> **Directions**:
Your task is to repeat the entries word for word while leaving out the pictures.

* start *

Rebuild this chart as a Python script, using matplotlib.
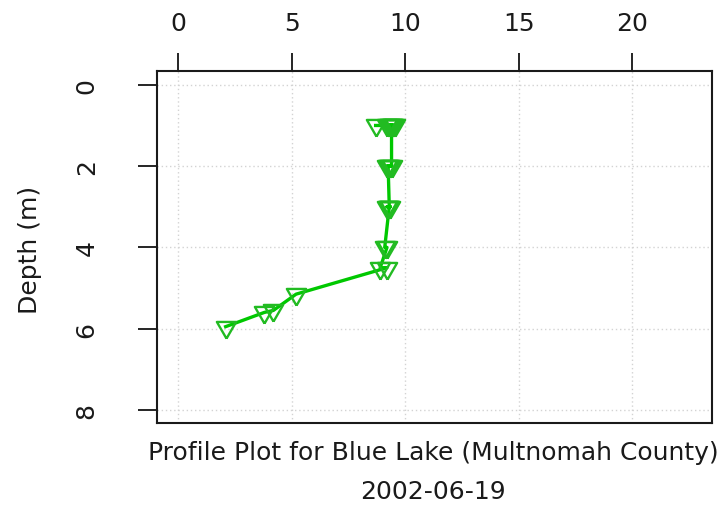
import matplotlib
matplotlib.use("Agg")
import matplotlib.pyplot as plt

# Data (value vs. depth)
depth_m = [1.0, 1.0, 1.0, 1.0, 1.0, 1.0, 1.0, 1.0, 1.0,
           2.0, 2.0, 2.0, 2.0, 2.0,
           3.0, 3.0, 3.0, 3.0, 3.0,
           4.0, 4.0, 4.5, 4.5, 5.15, 5.55, 5.6, 5.95]
values = [8.7, 9.5, 9.3, 9.45, 9.2, 9.4, 9.35, 9.55, 9.4,
          9.4, 9.2, 9.35, 9.3, 9.25,
          9.3, 9.2, 9.35, 9.25, 9.3,
          9.1, 9.2, 8.9, 9.2, 5.2, 4.2, 3.8, 2.1]

x_ticks = [0, 5, 10, 15, 20]
y_ticks = [0, 2, 4, 6, 8]
title_line1 = "Profile Plot for Blue Lake (Multnomah County)"
title_line2 = "2002-06-19"
y_label = "Depth (m)"

plt.rcParams['font.family'] = ['DejaVu Sans']

fig = plt.figure(figsize=(7.21, 5.06), dpi=100)
ax = fig.add_axes([157/721, 1-424/506, (712-157)/721, (424-72)/506])

# R-style triangle (pch = 6), centroid at the point
tri = [(0, -2), (1.732, 1), (-1.732, 1), (0, -2)]

ax.plot(values, depth_m, color='#00C800', lw=2.4, marker=tri, markersize=16,
        markerfacecolor='none', markeredgecolor='#22BB22', markeredgewidth=1.7,
        zorder=3)

ax.set_xlim(-0.92, 23.5)
ax.set_ylim(8.32, -0.34)

ax.set_xticks(x_ticks)
ax.set_yticks(y_ticks)
ax.grid(True, color='#D3D3D3', linestyle=(0, (1, 2)), lw=1.0)
ax.set_axisbelow(True)

ax.xaxis.tick_top()
ax.tick_params(axis='x', which='both', top=True, bottom=False, length=13,
               width=1.2, labelsize=18, pad=13, labelcolor='#1a1a1a')
ax.tick_params(axis='y', length=14, width=1.2, labelsize=18, pad=28,
               labelcolor='#1a1a1a')
for lab in ax.get_yticklabels():
    lab.set_rotation(90)
    lab.set_va('center')

for s in ax.spines.values():
    s.set_linewidth(1.5)
    s.set_color('#1a1a1a')

fig.text(30/721, 1-250/506, y_label, rotation=90, ha='center', va='center',
         fontsize=18, color='#1a1a1a')
fig.text(433/721, 1-453/506, title_line1, ha='center', va='center',
         fontsize=18, color='#1a1a1a')
fig.text(433/721, 1-492/506, title_line2, ha='center', va='center',
         fontsize=18, color='#1a1a1a')

fig.savefig("out.png", dpi=100)
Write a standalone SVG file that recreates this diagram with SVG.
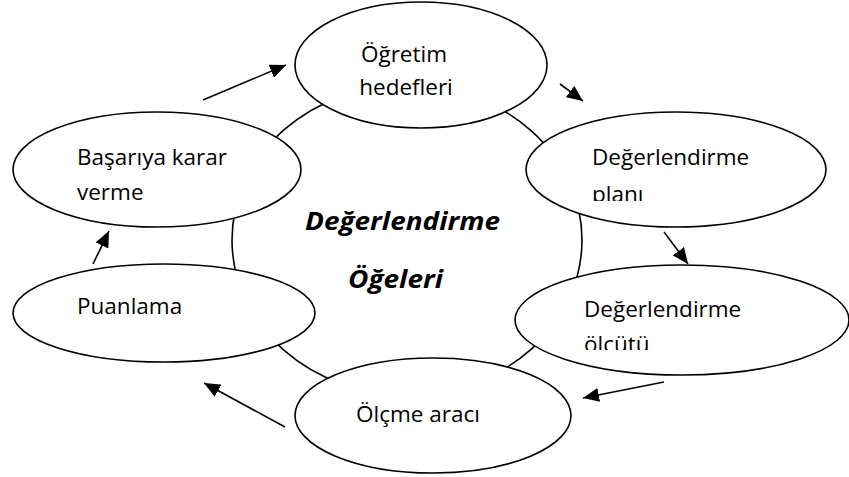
<svg xmlns="http://www.w3.org/2000/svg" width="849" height="477" viewBox="0 0 849 477">
<style>
.n{fill:#fff;stroke:#000;stroke-width:1.6}
.t{font-family:"Open Sans","Liberation Sans",sans-serif;font-size:22.5px;fill:#000}
.c{font-family:"Open Sans","Liberation Sans",sans-serif;font-size:25px;font-weight:bold;font-style:italic;fill:#000}
.a{stroke:#000;stroke-width:1.6;fill:none;marker-end:url(#ah)}
</style>
<defs>
<marker id="ah" markerUnits="userSpaceOnUse" markerWidth="16" markerHeight="14" viewBox="0 0 16 14" refX="16" refY="7" orient="auto">
<path d="M0,0 L16,7 L0,14 Z" fill="#000"/>
</marker>
<clipPath id="cp1"><rect x="500" y="100" width="340" height="101"/></clipPath>
<clipPath id="cp2"><rect x="500" y="260" width="349" height="90"/></clipPath>
</defs>
<g id="ring"><ellipse cx="407" cy="240" rx="175" ry="155" fill="none" stroke="#000" stroke-width="1.6"/></g>
<g id="center-label">
<text class="c" x="305" y="230" textLength="195" lengthAdjust="spacingAndGlyphs">Değerlendirme</text>
<text class="c" x="348" y="288" textLength="95" lengthAdjust="spacingAndGlyphs">Öğeleri</text>
</g>
<g id="ogretim-hedefleri">
<ellipse class="n" cx="421" cy="65" rx="126" ry="63"/>
<text class="t" x="404" y="62" text-anchor="middle">Öğretim</text>
<text class="t" x="406" y="95" text-anchor="middle">hedefleri</text>
</g>
<g id="degerlendirme-plani">
<ellipse class="n" cx="676" cy="169.5" rx="150" ry="57.5"/>
<g clip-path="url(#cp1)">
<text class="t" x="592" y="165">Değerlendirme</text>
<text class="t" x="592" y="202">planı</text>
</g>
</g>
<g id="degerlendirme-olcutu">
<ellipse class="n" cx="682" cy="320" rx="167" ry="55"/>
<g clip-path="url(#cp2)">
<text class="t" x="584" y="317">Değerlendirme</text>
<text class="t" x="584" y="352">ölçütü</text>
</g>
</g>
<g id="olcme-araci">
<ellipse class="n" cx="433" cy="415.5" rx="138" ry="57.5"/>
<text class="t" x="356" y="422">Ölçme aracı</text>
</g>
<g id="puanlama">
<ellipse class="n" cx="164" cy="313" rx="151" ry="49"/>
<text class="t" x="77" y="314">Puanlama</text>
</g>
<g id="basariya-karar-verme">
<ellipse class="n" cx="157" cy="169.5" rx="144" ry="57.5"/>
<text class="t" x="77" y="165">Başarıya karar</text>
<text class="t" x="77" y="200">verme</text>
</g>
<g id="connectors">
<line class="a" x1="203" y1="100" x2="286" y2="65"/>
<line class="a" x1="560" y1="84" x2="583" y2="101"/>
<line class="a" x1="664" y1="232" x2="688" y2="264"/>
<line class="a" x1="664" y1="382" x2="583" y2="398"/>
<line class="a" x1="285" y1="427" x2="204" y2="383"/>
<line class="a" x1="93" y1="264" x2="109" y2="231"/>
</g>
</svg>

* end *

> **Task answer**:
Rebuild this chart as a Python script, using matplotlib.
import matplotlib
matplotlib.use("Agg")
import matplotlib.pyplot as plt

# Data (value vs. depth)
depth_m = [1.0, 1.0, 1.0, 1.0, 1.0, 1.0, 1.0, 1.0, 1.0,
           2.0, 2.0, 2.0, 2.0, 2.0,
           3.0, 3.0, 3.0, 3.0, 3.0,
           4.0, 4.0, 4.5, 4.5, 5.15, 5.55, 5.6, 5.95]
values = [8.7, 9.5, 9.3, 9.45, 9.2, 9.4, 9.35, 9.55, 9.4,
          9.4, 9.2, 9.35, 9.3, 9.25,
          9.3, 9.2, 9.35, 9.25, 9.3,
          9.1, 9.2, 8.9, 9.2, 5.2, 4.2, 3.8, 2.1]

x_ticks = [0, 5, 10, 15, 20]
y_ticks = [0, 2, 4, 6, 8]
title_line1 = "Profile Plot for Blue Lake (Multnomah County)"
title_line2 = "2002-06-19"
y_label = "Depth (m)"

plt.rcParams['font.family'] = ['DejaVu Sans']

fig = plt.figure(figsize=(7.21, 5.06), dpi=100)
ax = fig.add_axes([157/721, 1-424/506, (712-157)/721, (424-72)/506])

# R-style triangle (pch = 6), centroid at the point
tri = [(0, -2), (1.732, 1), (-1.732, 1), (0, -2)]

ax.plot(values, depth_m, color='#00C800', lw=2.4, marker=tri, markersize=16,
        markerfacecolor='none', markeredgecolor='#22BB22', markeredgewidth=1.7,
        zorder=3)

ax.set_xlim(-0.92, 23.5)
ax.set_ylim(8.32, -0.34)

ax.set_xticks(x_ticks)
ax.set_yticks(y_ticks)
ax.grid(True, color='#D3D3D3', linestyle=(0, (1, 2)), lw=1.0)
ax.set_axisbelow(True)

ax.xaxis.tick_top()
ax.tick_params(axis='x', which='both', top=True, bottom=False, length=13,
               width=1.2, labelsize=18, pad=13, labelcolor='#1a1a1a')
ax.tick_params(axis='y', length=14, width=1.2, labelsize=18, pad=28,
               labelcolor='#1a1a1a')
for lab in ax.get_yticklabels():
    lab.set_rotation(90)
    lab.set_va('center')

for s in ax.spines.values():
    s.set_linewidth(1.5)
    s.set_color('#1a1a1a')

fig.text(30/721, 1-250/506, y_label, rotation=90, ha='center', va='center',
         fontsize=18, color='#1a1a1a')
fig.text(433/721, 1-453/506, title_line1, ha='center', va='center',
         fontsize=18, color='#1a1a1a')
fig.text(433/721, 1-492/506, title_line2, ha='center', va='center',
         fontsize=18, color='#1a1a1a')

fig.savefig("out.png", dpi=100)
Write a standalone SVG file that recreates this diagram with SVG.
<svg xmlns="http://www.w3.org/2000/svg" width="849" height="477" viewBox="0 0 849 477">
<style>
.n{fill:#fff;stroke:#000;stroke-width:1.6}
.t{font-family:"Open Sans","Liberation Sans",sans-serif;font-size:22.5px;fill:#000}
.c{font-family:"Open Sans","Liberation Sans",sans-serif;font-size:25px;font-weight:bold;font-style:italic;fill:#000}
.a{stroke:#000;stroke-width:1.6;fill:none;marker-end:url(#ah)}
</style>
<defs>
<marker id="ah" markerUnits="userSpaceOnUse" markerWidth="16" markerHeight="14" viewBox="0 0 16 14" refX="16" refY="7" orient="auto">
<path d="M0,0 L16,7 L0,14 Z" fill="#000"/>
</marker>
<clipPath id="cp1"><rect x="500" y="100" width="340" height="101"/></clipPath>
<clipPath id="cp2"><rect x="500" y="260" width="349" height="90"/></clipPath>
</defs>
<g id="ring"><ellipse cx="407" cy="240" rx="175" ry="155" fill="none" stroke="#000" stroke-width="1.6"/></g>
<g id="center-label">
<text class="c" x="305" y="230" textLength="195" lengthAdjust="spacingAndGlyphs">Değerlendirme</text>
<text class="c" x="348" y="288" textLength="95" lengthAdjust="spacingAndGlyphs">Öğeleri</text>
</g>
<g id="ogretim-hedefleri">
<ellipse class="n" cx="421" cy="65" rx="126" ry="63"/>
<text class="t" x="404" y="62" text-anchor="middle">Öğretim</text>
<text class="t" x="406" y="95" text-anchor="middle">hedefleri</text>
</g>
<g id="degerlendirme-plani">
<ellipse class="n" cx="676" cy="169.5" rx="150" ry="57.5"/>
<g clip-path="url(#cp1)">
<text class="t" x="592" y="165">Değerlendirme</text>
<text class="t" x="592" y="202">planı</text>
</g>
</g>
<g id="degerlendirme-olcutu">
<ellipse class="n" cx="682" cy="320" rx="167" ry="55"/>
<g clip-path="url(#cp2)">
<text class="t" x="584" y="317">Değerlendirme</text>
<text class="t" x="584" y="352">ölçütü</text>
</g>
</g>
<g id="olcme-araci">
<ellipse class="n" cx="433" cy="415.5" rx="138" ry="57.5"/>
<text class="t" x="356" y="422">Ölçme aracı</text>
</g>
<g id="puanlama">
<ellipse class="n" cx="164" cy="313" rx="151" ry="49"/>
<text class="t" x="77" y="314">Puanlama</text>
</g>
<g id="basariya-karar-verme">
<ellipse class="n" cx="157" cy="169.5" rx="144" ry="57.5"/>
<text class="t" x="77" y="165">Başarıya karar</text>
<text class="t" x="77" y="200">verme</text>
</g>
<g id="connectors">
<line class="a" x1="203" y1="100" x2="286" y2="65"/>
<line class="a" x1="560" y1="84" x2="583" y2="101"/>
<line class="a" x1="664" y1="232" x2="688" y2="264"/>
<line class="a" x1="664" y1="382" x2="583" y2="398"/>
<line class="a" x1="285" y1="427" x2="204" y2="383"/>
<line class="a" x1="93" y1="264" x2="109" y2="231"/>
</g>
</svg>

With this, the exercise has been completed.